Ten days before Irene flooded Vermont, Governor Peter Shumlin stood in front of reporters at a press conference, to prepare the state for future flooding along Lake Champlain.
"There's not question we are moving toward a wetter climate in Vermont," said Shumlin on the 18th of August.
After Irene, his stance on the climate hasn't changed.
"I think that there's no question that a warmer planet, is resulting in what most objective scientists have predicted; larger quantities of rain, being delivered to Vermont, in more intense doses that I knew as a kid and most Vermonters knew growing up here," explains Shumlin on September 26.
"I think there's no question that as we move forward, we have to see Irene and the storms of April and May as a harbor for what's ahead for us, an example for what's ahead."
At UVM, the State Climatologist Dr. Lesley-Ann Dupigny-Giroux, is still combing through the data from pre and post Irene, "Irene was, interesting."
"I think it's a little bit too early right now to point a finger and say this is definitely a climate change signal or a global warming signal," says Dupigny-Giroux.

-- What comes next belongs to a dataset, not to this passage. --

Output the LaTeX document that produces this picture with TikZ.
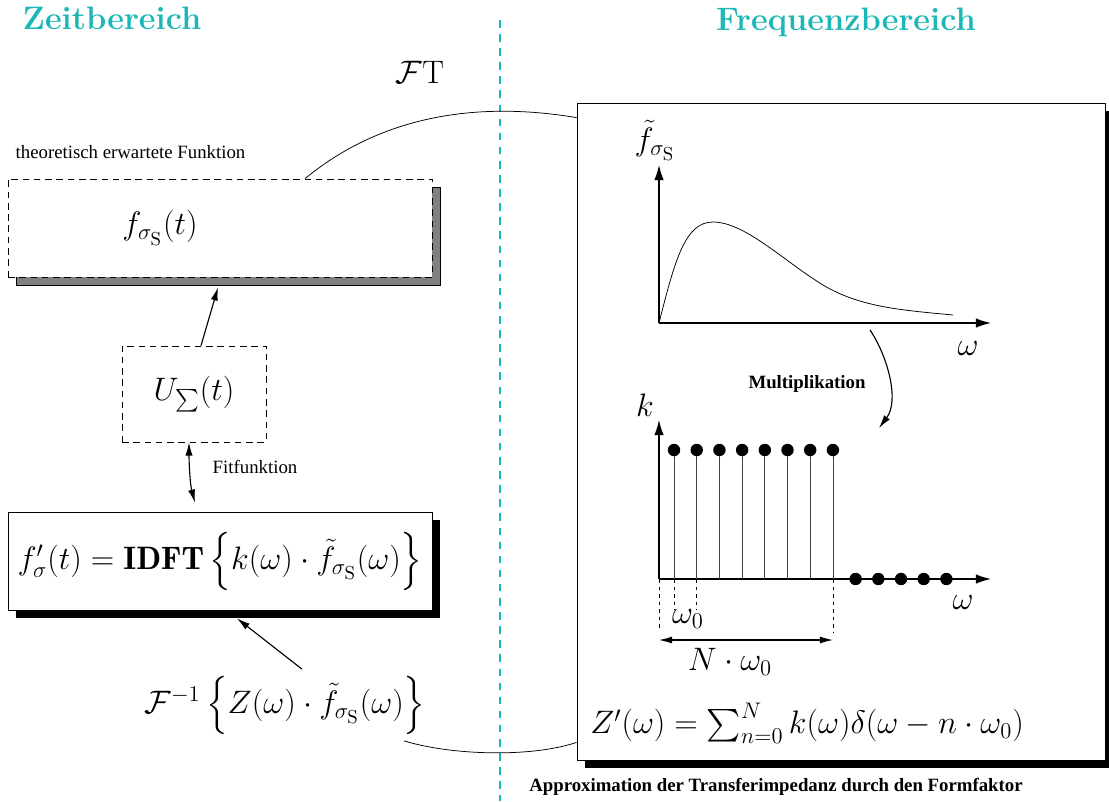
\documentclass[tikz,border=0pt]{standalone}
\usepackage{amsmath}
\usepackage{fontspec}
\usetikzlibrary{calc,arrows.meta,positioning,shadows}
\newfontfamily\timesrm{Liberation Serif}
\definecolor{regioncyan}{RGB}{30,183,183}
\newcommand{\pxl}{0.532pt}
\tikzset{
  conn/.style={-{Latex[length=7pt,width=3.8pt]}, semithick},
  dconn/.style={{Latex[length=7pt,width=3.8pt]}-{Latex[length=7pt,width=3.8pt]}, semithick},
  graphaxis/.style={-{Latex[length=8pt,width=5pt]}, line width=0.7pt},
  dashbox/.style={draw, dash pattern=on 3.5pt off 2.5pt, fill=white, inner sep=0pt},
  solidbox/.style={draw, fill=white, inner sep=0pt},
  grayshadow/.style={general shadow={fill=gray, draw=black, solid, shadow xshift=4.3pt, shadow yshift=-4.3pt}},
  blackshadow/.style={general shadow={fill=black, solid, shadow xshift=4.3pt, shadow yshift=-4.3pt}},
  regiontitle/.style={font=\LARGE\bfseries, text=regioncyan},
  note/.style={font=\timesrm\normalsize},
  boldnote/.style={font=\timesrm\bfseries\normalsize},
  divider/.style={regioncyan, line width=1pt, dash pattern=on 4pt off 3.5pt},
  stem/.style={black!75, thin},
  dotmark/.style={circle, fill=black, inner sep=0pt, minimum size=6.6pt},
  guide/.style={thin, dash pattern=on 2pt off 2pt}
}

\begin{document}
\begin{tikzpicture}[x=\pxl, y=-\pxl]
  \useasboundingbox (0,0) rectangle (1109,801);
  % Zeit- und Frequenzbereich
  \node[regiontitle] (zeit) at (112,18) {Zeitbereich};
  \node[regiontitle] (freq) at (846,22) {Frequenzbereich};
  \draw[divider] (500,20) -- (500,801);
  \node (ftlabel) at (420,72) {\LARGE$\mathcal{F}$T};

  % linke Seite
  \node[note, anchor=west] (theo) at (9,152) {theoretisch erwartete Funktion};
  \node[dashbox, grayshadow, minimum width=424*\pxl, minimum height=98*\pxl] (fbox) at (220,228) {};
  \node (fsig) at (160,228) {\LARGE$f_{\sigma_\mathrm{S}}(t)$};
  \node[dashbox, minimum width=144*\pxl, minimum height=96*\pxl] (ubox) at (194,394) {\LARGE$U_{\sum}(t)$};
  \node[note] (fitlabel) at (255,467) {Fitfunktion};
  \node[solidbox, blackshadow, minimum width=424*\pxl, minimum height=98*\pxl] (idftbox) at (220,561)
    {\LARGE$f'_\sigma(t) = \mathbf{IDFT}\left\{k(\omega)\cdot\tilde{f}_{\sigma_\mathrm{S}}(\omega)\right\}$};
  \node (finv) at (285,705) {\LARGE$\mathcal{F}^{-1}\left\{Z(\omega)\cdot\tilde{f}_{\sigma_\mathrm{S}}(\omega)\right\}$};

  \draw[conn] ($(ubox.north)+(7,0)$) -- ($(fbox.south)+(-2,10)$);
  \draw[dconn] ($(ubox.south)+(-5,0)$) .. controls (189,462) and (190,484) .. ($(idftbox.north)+(-25,-9)$);
  \draw[conn] ($(finv.north)+(17,0)$) -- ($(idftbox.south)+(17,8)$);

  % rechte Seite
  \node[solidbox, blackshadow, minimum width=528*\pxl, minimum height=657*\pxl] (freqpanel) at (841,431.5) {};
  \draw ($(fbox.north)+(85,0)$) .. controls (370,125) and (460,98) .. ($(freqpanel.north west)+(0,15)$);
  \draw ($(finv.south east)+(-28,0)$) .. controls (450,755) and (530,758) .. ($(freqpanel.south west)+(0,-18)$);

  % Spektrum
  \coordinate (spo) at (659,323);
  \coordinate (spx) at (991,323);
  \coordinate (spy) at (659,165);
  \draw[graphaxis] (spo) -- (spx);
  \draw[graphaxis] (spo) -- (spy);
  \node (spylabel) at (655,141) {\LARGE$\tilde{f}_{\sigma_\mathrm{S}}$};
  \node (spxlabel) at (968,348) {\LARGE$\omega$};
  \draw (spo) .. controls (675,260) and (685,222) .. (713,222)
    .. controls (745,222) and (785,262) .. (823,285)
    .. controls (860,307) and (900,310) .. (953,315);

  \coordinate (multstart) at (870,330);
  \coordinate (multend) at (879,428);
  \draw[conn] (multstart) .. controls (887,355) and (900,400) .. (multend);
  \node[boldnote] (multlabel) at (807,384) {Multiplikation};

  % Formfaktor
  \coordinate (ko) at (659,579);
  \coordinate (kx) at (991,579);
  \coordinate (ky) at (659,420);
  \draw[graphaxis] (ko) -- (kx);
  \draw[graphaxis] (ko) -- (ky);
  \foreach \i in {0,...,7}{\draw[stem] ({674+22.7*\i},579) -- ({674+22.7*\i},450) node[dotmark] (kdot\i) {};}
  \foreach \i in {0,...,4}{\node[dotmark] (zdot\i) at ({855.6+22.7*\i},579) {};}
  \node (klabel) at (645,405) {\LARGE$k$};
  \node (kxlabel) at (963,602) {\LARGE$\omega$};

  \draw[guide] (ko) -- (659,628);
  \draw[guide] (674,579) -- (674,610);
  \draw[guide] (696.7,579) -- (696.7,610);
  \draw[guide] (832.9,579) -- (832.9,633);
  \node (wlabel) at (688,619) {\LARGE$\omega_0$};
  \coordinate (nleft) at (659,640);
  \coordinate (nright) at (832.9,640);
  \draw[dconn] (nleft) -- (nright);
  \node (nlabel) at (730,662) {\LARGE$N\cdot\omega_0$};

  \node (zsum) at (807,723) {\LARGE$Z'(\omega) = \sum_{n=0}^{N} k(\omega)\delta(\omega - n\cdot\omega_0)$};
  \node[boldnote] (capt) at (776,787) {Approximation der Transferimpedanz durch den Formfaktor};
\end{tikzpicture}
\end{document}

She continues, "There's still a lot of work to be done before we can get to that point and say that definitively."
For instance, the ground was already pretty saturated before Irene. Dupigny-Giroux notes two rain storms prior to Irene and it didn't take much to start the flooding.
"When Irene came through on the 28th of August, it only took a few inches of rain to cause those streams that were near their banks to go into a catastrophic flooding."
Dupigny-Giroux is still studying Irene's impacts. She says a definitive yes or no to climate change storms could come within five years.